- [DATA SECTION]

◆ ◆ ◆ ◆ ◆ ◆ ◆

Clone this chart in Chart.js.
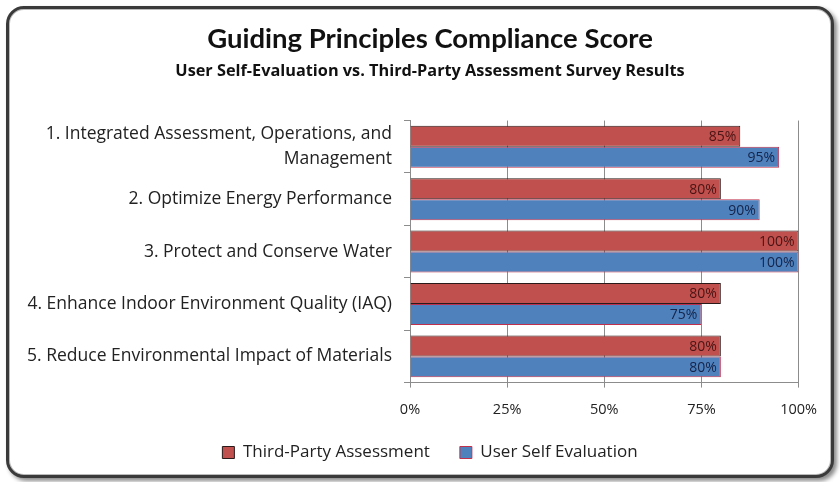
<!DOCTYPE html>
<html>
<head>
<meta charset="utf-8">
<script src="https://cdn.jsdelivr.net/npm/chart.js@4.4.1/dist/chart.umd.min.js"></script>
<style>
  html, body { margin: 0; padding: 0; background: #fff; }
  body { width: 840px; height: 482px; position: relative; overflow: hidden; }
  #frame {
    position: absolute; left: 6px; top: 6px; width: 822px; height: 466px;
    border: 3px solid #3a3a3a; border-radius: 18px; background: #fff;
    box-shadow: 3px 3px 4px #8a8a8a, inset 0 0 0 1px #bbb;
  }
  #wrap { position: absolute; left: 0; top: 0; width: 822px; height: 466px; }
</style>
</head>
<body>
<div id="frame"><div id="wrap"><canvas id="chart"></canvas></div></div>
<script>
const categories = [
  ["1. Integrated Assessment, Operations, and", "Management"],
  "2. Optimize Energy Performance",
  "3. Protect and Conserve Water",
  "4. Enhance Indoor Environment Quality (IAQ)",
  "5. Reduce Environmental Impact of Materials",
];
const thirdParty = [85, 80, 100, 80, 80];
const selfEval = [95, 90, 100, 75, 80];
const xTicks = [0, 25, 50, 75, 100];

const FONT = "'Open Sans', sans-serif";
const TITLE_FONT = "Lato, 'Open Sans', sans-serif";
const Y_SHIFT = 30; // labels hang left of the axis box so title/legend center like the original

const barLabels = {
  id: "barLabels",
  afterDatasetsDraw(chart) {
    const { ctx } = chart;
    ctx.save();
    ctx.font = `14px ${FONT}`;
    ctx.textAlign = "right";
    ctx.textBaseline = "middle";
    chart.data.datasets.forEach((ds, i) => {
      chart.getDatasetMeta(i).data.forEach((bar, j) => {
        ctx.fillStyle = i === 0 ? "#4a1414" : "#14244a";
        ctx.fillText(`${ds.data[j]}%`, bar.x - 4, bar.y + 1);
      });
    });
    ctx.restore();
  },
};

// let the y labels draw outside the (narrowed) axis box
const widenY = {
  id: "widenY",
  afterLayout(chart) { chart.scales.y.left -= 60; },
};

new Chart(document.getElementById("chart"), {
  type: "bar",
  data: {
    labels: categories,
    datasets: [
      {
        label: "Third-Party Assessment",
        data: thirdParty,
        backgroundColor: "#c0504d",
        borderColor: "#2a1a1a",
        borderWidth: 1,
        categoryPercentage: 0.8,
        barPercentage: 1.0,
      },
      {
        label: "User Self Evaluation",
        data: selfEval,
        backgroundColor: "#4f81bd",
        borderColor: "#c0304d",
        borderWidth: 1,
        categoryPercentage: 0.8,
        barPercentage: 1.0,
      },
    ],
  },
  options: {
    indexAxis: "y",
    responsive: true,
    maintainAspectRatio: false,
    animation: false,
    layout: { padding: { left: 19 + Y_SHIFT, right: 29, top: 6, bottom: 4 } },
    plugins: {
      title: {
        display: true,
        text: "Guiding Principles Compliance Score",
        color: "#111",
        font: { family: TITLE_FONT, size: 27.5, weight: "bold" },
        padding: { top: 8, bottom: 6 },
      },
      subtitle: {
        display: true,
        text: "User Self-Evaluation vs. Third-Party Assessment Survey Results",
        color: "#111",
        font: { family: FONT, size: 16.3, weight: "bold" },
        padding: { bottom: 39 },
      },
      legend: {
        position: "bottom",
        labels: {
          color: "#222",
          font: { family: FONT, size: 17 },
          boxWidth: 12,
          boxHeight: 12,
          padding: 30,
        },
      },
      tooltip: { enabled: false },
    },
    scales: {
      x: {
        min: 0,
        max: 100,
        afterBuildTicks: (axis) => { axis.ticks = xTicks.map((v) => ({ value: v })); },
        afterFit: (axis) => { axis.height -= 19; },
        ticks: { callback: (v) => `${v}%`, color: "#222", font: { family: FONT, size: 14.5 }, padding: 14 },
        grid: { color: "#8c8c8c", tickLength: 5 },
        border: { color: "#8c8c8c" },
      },
      y: {
        afterFit: (axis) => { axis.width -= 20; },
        ticks: { autoSkip: false, color: "#222", font: { family: FONT, size: 17.5, lineHeight: 1.4 }, padding: 12 },
        grid: { drawOnChartArea: false, color: "#8c8c8c", tickLength: 6 },
        border: { color: "#8c8c8c" },
      },
    },
  },
  plugins: [barLabels, widenY],
});
</script>
</body>
</html>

◆ ◆ ◆ ◆ ◆ ◆ ◆

- [INSTRUCTIONS TO FOLLOW]
Would you set down the listing exactly, omitting pictures?

- [IN RESPONSE]
Clone this chart in Chart.js.
<!DOCTYPE html>
<html>
<head>
<meta charset="utf-8">
<script src="https://cdn.jsdelivr.net/npm/chart.js@4.4.1/dist/chart.umd.min.js"></script>
<style>
  html, body { margin: 0; padding: 0; background: #fff; }
  body { width: 840px; height: 482px; position: relative; overflow: hidden; }
  #frame {
    position: absolute; left: 6px; top: 6px; width: 822px; height: 466px;
    border: 3px solid #3a3a3a; border-radius: 18px; background: #fff;
    box-shadow: 3px 3px 4px #8a8a8a, inset 0 0 0 1px #bbb;
  }
  #wrap { position: absolute; left: 0; top: 0; width: 822px; height: 466px; }
</style>
</head>
<body>
<div id="frame"><div id="wrap"><canvas id="chart"></canvas></div></div>
<script>
const categories = [
  ["1. Integrated Assessment, Operations, and", "Management"],
  "2. Optimize Energy Performance",
  "3. Protect and Conserve Water",
  "4. Enhance Indoor Environment Quality (IAQ)",
  "5. Reduce Environmental Impact of Materials",
];
const thirdParty = [85, 80, 100, 80, 80];
const selfEval = [95, 90, 100, 75, 80];
const xTicks = [0, 25, 50, 75, 100];

const FONT = "'Open Sans', sans-serif";
const TITLE_FONT = "Lato, 'Open Sans', sans-serif";
const Y_SHIFT = 30; // labels hang left of the axis box so title/legend center like the original

const barLabels = {
  id: "barLabels",
  afterDatasetsDraw(chart) {
    const { ctx } = chart;
    ctx.save();
    ctx.font = `14px ${FONT}`;
    ctx.textAlign = "right";
    ctx.textBaseline = "middle";
    chart.data.datasets.forEach((ds, i) => {
      chart.getDatasetMeta(i).data.forEach((bar, j) => {
        ctx.fillStyle = i === 0 ? "#4a1414" : "#14244a";
        ctx.fillText(`${ds.data[j]}%`, bar.x - 4, bar.y + 1);
      });
    });
    ctx.restore();
  },
};

// let the y labels draw outside the (narrowed) axis box
const widenY = {
  id: "widenY",
  afterLayout(chart) { chart.scales.y.left -= 60; },
};

new Chart(document.getElementById("chart"), {
  type: "bar",
  data: {
    labels: categories,
    datasets: [
      {
        label: "Third-Party Assessment",
        data: thirdParty,
        backgroundColor: "#c0504d",
        borderColor: "#2a1a1a",
        borderWidth: 1,
        categoryPercentage: 0.8,
        barPercentage: 1.0,
      },
      {
        label: "User Self Evaluation",
        data: selfEval,
        backgroundColor: "#4f81bd",
        borderColor: "#c0304d",
        borderWidth: 1,
        categoryPercentage: 0.8,
        barPercentage: 1.0,
      },
    ],
  },
  options: {
    indexAxis: "y",
    responsive: true,
    maintainAspectRatio: false,
    animation: false,
    layout: { padding: { left: 19 + Y_SHIFT, right: 29, top: 6, bottom: 4 } },
    plugins: {
      title: {
        display: true,
        text: "Guiding Principles Compliance Score",
        color: "#111",
        font: { family: TITLE_FONT, size: 27.5, weight: "bold" },
        padding: { top: 8, bottom: 6 },
      },
      subtitle: {
        display: true,
        text: "User Self-Evaluation vs. Third-Party Assessment Survey Results",
        color: "#111",
        font: { family: FONT, size: 16.3, weight: "bold" },
        padding: { bottom: 39 },
      },
      legend: {
        position: "bottom",
        labels: {
          color: "#222",
          font: { family: FONT, size: 17 },
          boxWidth: 12,
          boxHeight: 12,
          padding: 30,
        },
      },
      tooltip: { enabled: false },
    },
    scales: {
      x: {
        min: 0,
        max: 100,
        afterBuildTicks: (axis) => { axis.ticks = xTicks.map((v) => ({ value: v })); },
        afterFit: (axis) => { axis.height -= 19; },
        ticks: { callback: (v) => `${v}%`, color: "#222", font: { family: FONT, size: 14.5 }, padding: 14 },
        grid: { color: "#8c8c8c", tickLength: 5 },
        border: { color: "#8c8c8c" },
      },
      y: {
        afterFit: (axis) => { axis.width -= 20; },
        ticks: { autoSkip: false, color: "#222", font: { family: FONT, size: 17.5, lineHeight: 1.4 }, padding: 12 },
        grid: { drawOnChartArea: false, color: "#8c8c8c", tickLength: 6 },
        border: { color: "#8c8c8c" },
      },
    },
  },
  plugins: [barLabels, widenY],
});
</script>
</body>
</html>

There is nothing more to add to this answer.